General Conformance Period.  The Volcker Rule takes effect on the earlier of July 21, 2012 or 12 months after issuance of final regulations implementing the Volcker Rule.  In order to allow the markets and firms to adjust to the Volcker Rule’s prohibitions and restrictions, the Volcker Rule provides banking entities and nonbank financial companies supervised by the FRB with an additional conformance period after the Volcker Rule takes effect during which the entity or company can wind down, sell, or otherwise conform its activities, investments, and relationships to the requirements of the Volcker Rule.  The Proposed Rule implements the Volcker Rule’s conformance period provisions and clarifies how the conformance period applies to a company that first becomes a banking entity after July 21, 2010 (the date of enactment of the Dodd-Frank Act) because, for example, the company acquires or becomes affiliated with an insured depository institution for the first time.  In these circumstances, the restrictions and prohibitions of the Volcker Rule would first become effective with respect to the company only at the time it became a banking entity.  Accordingly, the Proposed Rule provides that such a company generally must bring its activities, investments, and relationships into compliance with the requirements of the Volcker Rule before the later of: (1) the date the Volcker Rule’s prohibitions would otherwise become effective with respect to the company, and (2) 2 years after the date on which the company first becomes a banking entity.  For example, a company that first becomes a banking entity on January 1, 2015 would have until January 1, 2017 to bring its activities and investments into conformance with the requirements of the Volcker Rule and its implementing regulations.

Extension of Conformance Period.  The FRB may extend the generally available two-year conformance period by up to three additional one-year periods for an aggregate conformance period of up to 5 years.  Under the Proposed Rule, a banking entity seeking an extension of the conformance period must submit a request to the FRB.  Any such request for an extension must: (1) be submitted in writing to the FRB at least 90 days prior to the expiration of the applicable time period; (2) provide the reasons why the banking entity believes the extension should be granted; and (3) provide a detailed explanation of the banking entity’s plan for divesting or conforming the activity or investment(s).  The Proposed Rule lays out several matters that must be addressed in such requests and the factors the FRB will evaluate in considering a request.  The factors provided are not exclusive.  The Proposed Rule would allow the FRB to impose conditions on any extension granted.

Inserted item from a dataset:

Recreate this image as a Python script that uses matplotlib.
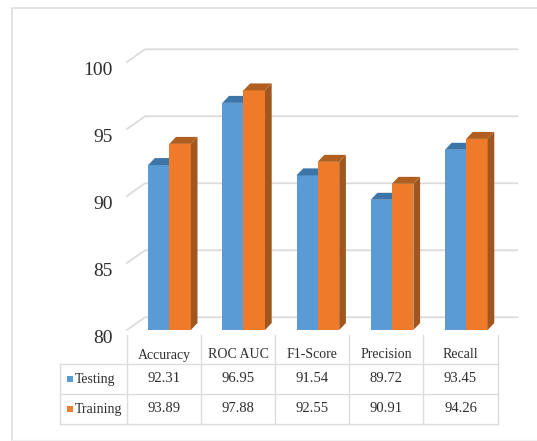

Extended Transition Period for Illiquid Funds.  The Volcker Rule permits a banking entity to request in writing the FRB’s approval for an additional extension of up to 5 years in order to permit the banking entity to meet contractual commitments in place as of May 21, 2010 to a hedge fund or private equity fund that qualifies as an “illiquid fund,” defined as a hedge fund or private equity fund that: (1) as of May 1, 2010, was principally invested in illiquid assets, or was invested in, and contractually committed to principally invest in, illiquid assets; and (2) makes all investments pursuant to, and consistent with, an investment strategy to principally invest in illiquid assets.  The Proposed Rule defines several important terms, including “illiquid asset,” “principally invested” in illiquid assets, “contractually committed to principally invest” in illiquid assets, and “investment strategy to principally invest” in illiquid assets.  Any extended transition period with respect to an illiquid fund may not exceed 5 years and may be in addition to the conformance period available under other provisions of the Volcker Rule.  Such extended transition period automatically terminates on the date during any such extension on which the banking entity is no longer under a contractual obligation to invest in, or provide capital to, the illiquid fund.  With respect to the extended conformance period for illiquid funds, it is important to note that a banking entity will only be considered to have a contractual obligation to take or retain an equity, partnership or other interest in an illiquid fund or to provide capital to an illiquid fund if the banking entity’s obligation may not be terminated by the banking entity or any of its subsidiaries or affiliates under the terms of its agreement with the fund and, in the case of an obligation that may be terminated with the consent of other persons, the banking entity and its subsidiaries and affiliates have used reasonable best efforts to obtain such consent and such consent has been denied. 

Nonbank Financial Companies.  The Proposed Rule also implements the conformance period for nonbank financial companies supervised by the FRB.  Like banking entities, the Volcker Rule provides a nonbank financial company supervised by the FRB two years after the date the company becomes a nonbank financial company supervised by the FRB to conform its activities to any applicable requirements of the Volcker Rule, which also provides the FRB the ability to extend this two-year conformance period by up to three additional one-year periods.  Such entities seeking an extension must submit a request to the FRB under the same time frame as required for banking entities.

The FRB requests comment on all aspects of the Proposed Rule.  Comments should be submitted within 45 days of publication of the Proposed Rule in the Federal Register, which is expected shortly.